Le président de la République c'est quelqu'un qui porte en lui-même, dans son attitude, l'importance et le symbole de sa fonction.  C'est lourd,  parce qu'on ne peut jamais s’abandonner. Les séances que vous évoquez, ce sont des selfies. Vous, vous faites des selfies tous les jours. Vous passez dans la rue, et des grappes de fans se  précipitent vers vous pour prendre une photo. Et sur moi aussi. Et vous ne choisissez pas toujours avec qui vous vous retrouvez sur les photos. Ce que je sais, c’est que le président est soucieux de faire en sorte que passent, au travers de sa personne, les symboles de sa fonction. 

Et ça a été un peu perdu ?

Quand j'ai dit « mettre de l'ordre dans les esprits »,  je faisais allusion à tout cela. Vous voyez bien, on avait le sentiment que les choses se perdaient un peu. Elles sont ressaisies, et c'est un bienfait. Je souhaite que ça dure et que cette affirmation nouvelle soit en effet entendue des Français.

Jean-Luc Mélenchon s’est plaint aujourd'hui avec beaucoup d'éclat de la perquisition à son domicile, au siège de son parti : est-ce que vous comprenez ? Il a accusé une police politique d’être intervenue.

Quand vous subissez une perquisition par des dizaines de policiers, de juges, c'est extrêmement violent. Je vous en parle parce que j'ai vécu ça.  Comme tout à l'heure votre chroniqueur le disait, tous les partis politiques ont été perquisitionnés. Quand cette perquisition a eu lieu il y a plus d’un an, j’ai ressenti, de la même manière, cette violence extrême, avec un sentiment d’injustice profond. Quand vous êtes sûr de ne jamais avoir fait quelque chose de répréhensible…

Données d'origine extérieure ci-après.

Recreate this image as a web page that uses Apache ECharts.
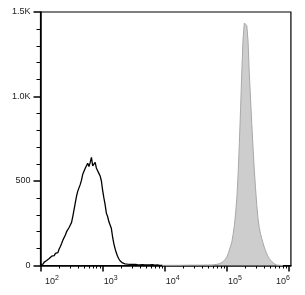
<!DOCTYPE html>
<html>
<head>
<meta charset="utf-8">
<script src="https://cdn.jsdelivr.net/npm/echarts@6/dist/echarts.min.js"></script>
<style>
html,body{margin:0;padding:0;background:#fff;}
#c{width:305px;height:295px;}
</style>
</head>
<body>
<div id="c"></div>
<script>
// X positions are log10 of fluorescence intensity
const openX = [2.00,2.02,2.04,2.06,2.08,2.10,2.12,2.14,2.16,2.18,2.20,2.22,2.24,2.26,2.28,2.30,2.32,2.34,2.36,2.38,2.40,2.42,2.44,2.46,2.48,2.50,2.52,2.54,2.56,2.58,2.60,2.62,2.64,2.66,2.68,2.70,2.72,2.74,2.76,2.78,2.80,2.82,2.84,2.86,2.88,2.90,2.92,2.94,2.96,2.98,3.00,3.02,3.04,3.06,3.08,3.10,3.12,3.14,3.16,3.18,3.20,3.22,3.24,3.26,3.28,3.30,3.32,3.34,3.36,3.38,3.40,3.44,3.48,3.52,3.56,3.60,3.64,3.68,3.72,3.76,3.80,3.84,3.88,3.92,3.96];
const openY = [5,12,8,20,15,30,26,42,38,55,60,58,72,80,76,98,112,130,150,145,180,200,192,225,240,255,290,330,370,410,440,430,480,505,540,550,575,590,605,585,610,640,590,580,610,575,580,545,530,500,445,400,360,310,290,260,240,220,170,130,100,75,55,40,28,20,15,12,10,9,8,7,6,7,5,4,5,3,4,3,5,2,3,1,0];

const filledX = [3.90,4.00,4.20,4.40,4.60,4.70,4.76,4.80,4.84,4.88,4.92,4.96,5.00,5.02,5.04,5.06,5.08,5.10,5.12,5.14,5.16,5.18,5.20,5.22,5.24,5.26,5.28,5.30,5.32,5.34,5.36,5.38,5.40,5.42,5.44,5.46,5.48,5.50,5.52,5.54,5.56,5.58,5.60,5.62,5.64,5.66,5.68,5.70,5.72,5.74,5.76,5.78,5.80,5.84,5.90];
const filledY = [0,1,1,2,2,3,3,5,7,11,18,30,50,70,92,115,140,185,235,310,400,540,720,930,1150,1340,1435,1440,1420,1330,1140,990,840,700,570,460,360,280,225,190,160,135,110,90,72,55,42,32,24,17,11,6,3,1,0];

const xMajorTicks = [2,3,4,5,6];
const xMinorTicks = [];
[2,3,4,5].forEach(d => { for (let k = 2; k <= 9; k++) xMinorTicks.push(d + Math.log10(k)); });
const yTickLabels = {0:'0',500:'500',1000:'1.0K',1500:'1.5K'};

const zip = (xs, ys) => xs.map((x, i) => [x, ys[i]]);
const font = 'Liberation Sans, Arial, sans-serif';

const chart = echarts.init(document.getElementById('c'), null, {renderer:'canvas'});
chart.setOption({
  animation: false,
  grid: {left: 40.5, right: 9, top: 12, bottom: 29.5, show: true, borderColor: '#000', borderWidth: 1.2, backgroundColor: 'transparent'},
  xAxis: [{
    type: 'value', min: 2, max: 6.03, position: 'bottom',
    splitLine: {show: false},
    axisLine: {show: true, onZero: false, lineStyle: {color: '#000', width: 1.5}},
    axisTick: {show: true, customValues: xMajorTicks, length: 6, lineStyle: {color: '#000', width: 1.5}},
    axisLabel: {
      show: true, customValues: xMajorTicks, margin: 9, color: '#222', fontFamily: font,
      formatter: v => {
        const e = Math.round(v);
        if (e === 2) return '{b2|10}{s|' + e + '}';
        if (e === 6) return '{b|10}{s6|' + e + '}';
        return '{b1|10}{s|' + e + '}';
      },
      rich: {
        b: {fontSize: 9, fontFamily: font, color: '#222', lineHeight: 12, verticalAlign: 'bottom'},
        b1: {fontSize: 9, fontFamily: font, color: '#222', lineHeight: 12, verticalAlign: 'bottom', padding: [0,0,0,16]},
        b2: {fontSize: 9, fontFamily: font, color: '#222', lineHeight: 12, verticalAlign: 'bottom', padding: [0,0,0,23]},
        s: {fontSize: 7, fontFamily: font, color: '#222', lineHeight: 12, verticalAlign: 'top'},
        s6: {fontSize: 7, fontFamily: font, color: '#222', lineHeight: 12, verticalAlign: 'top', padding: [0,12,0,0]}
      }
    }
  }, {
    type: 'value', min: 2, max: 6.03, position: 'bottom', gridIndex: 0,
    splitLine: {show: false},
    axisLine: {show: false},
    axisTick: {show: true, customValues: xMinorTicks, length: 3, lineStyle: {color: '#000', width: 1}},
    axisLabel: {show: false}
  }],
  yAxis: {
    type: 'value', min: 0, max: 1500, interval: 500,
    splitLine: {show: false},
    axisLine: {show: true, lineStyle: {color: '#000', width: 1.5}},
    axisTick: {show: true, length: 7, lineStyle: {color: '#000', width: 1.5}},
    minorTick: {show: true, splitNumber: 5, length: 4, lineStyle: {color: '#000', width: 1}},
    axisLabel: {margin: 10, fontSize: 9, fontFamily: font, color: '#222', formatter: v => yTickLabels[v]}
  },
  series: [{
    type: 'line', data: zip(filledX, filledY), showSymbol: false, symbol: 'none',
    lineStyle: {color: '#a8a8a8', width: 1},
    areaStyle: {color: '#cdcdcd', opacity: 1},
    z: 2
  }, {
    type: 'line', data: zip(openX, openY), showSymbol: false, symbol: 'none',
    lineStyle: {color: '#000', width: 1.3},
    z: 3
  }]
});
</script>
</body>
</html>
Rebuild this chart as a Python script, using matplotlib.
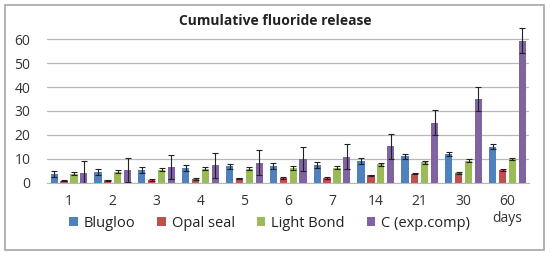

... alors vous le comprenez ?

Je le comprends, après chacun son style… Le mien n’est pas celui de Jean-Luc Mélenchon. Mais oui, c’est une violence qui est extrêmement forte. 

Enfin, la justice est indépendante. C’est ce qu’a réaffirmé le Premier ministre avec force. 

Et c’est vrai. Tout cela est évident. Vous le ressentez comme une injustice quand vous êtes sûr de ne rien avoir fait de répréhensible. Et donc, oui, je comprends ce sentiment-là. Et tout le monde y passe et ressent les mêmes choses. Parce que quand on pique votre ordinateur, ou votre téléphone,…

Oui mais est-ce que les hommes politiques sont pas des justiciables comme les autres ?

Ils sont, aujourd'hui, des justiciables comme les autres et il est bon qu’ils le soient ? Et ce sont des justiciables, vous l’avouerez, que l’on traite sans mansuétude. 

Merci beaucoup, François Bayrou, d'être venu sur notre plateau.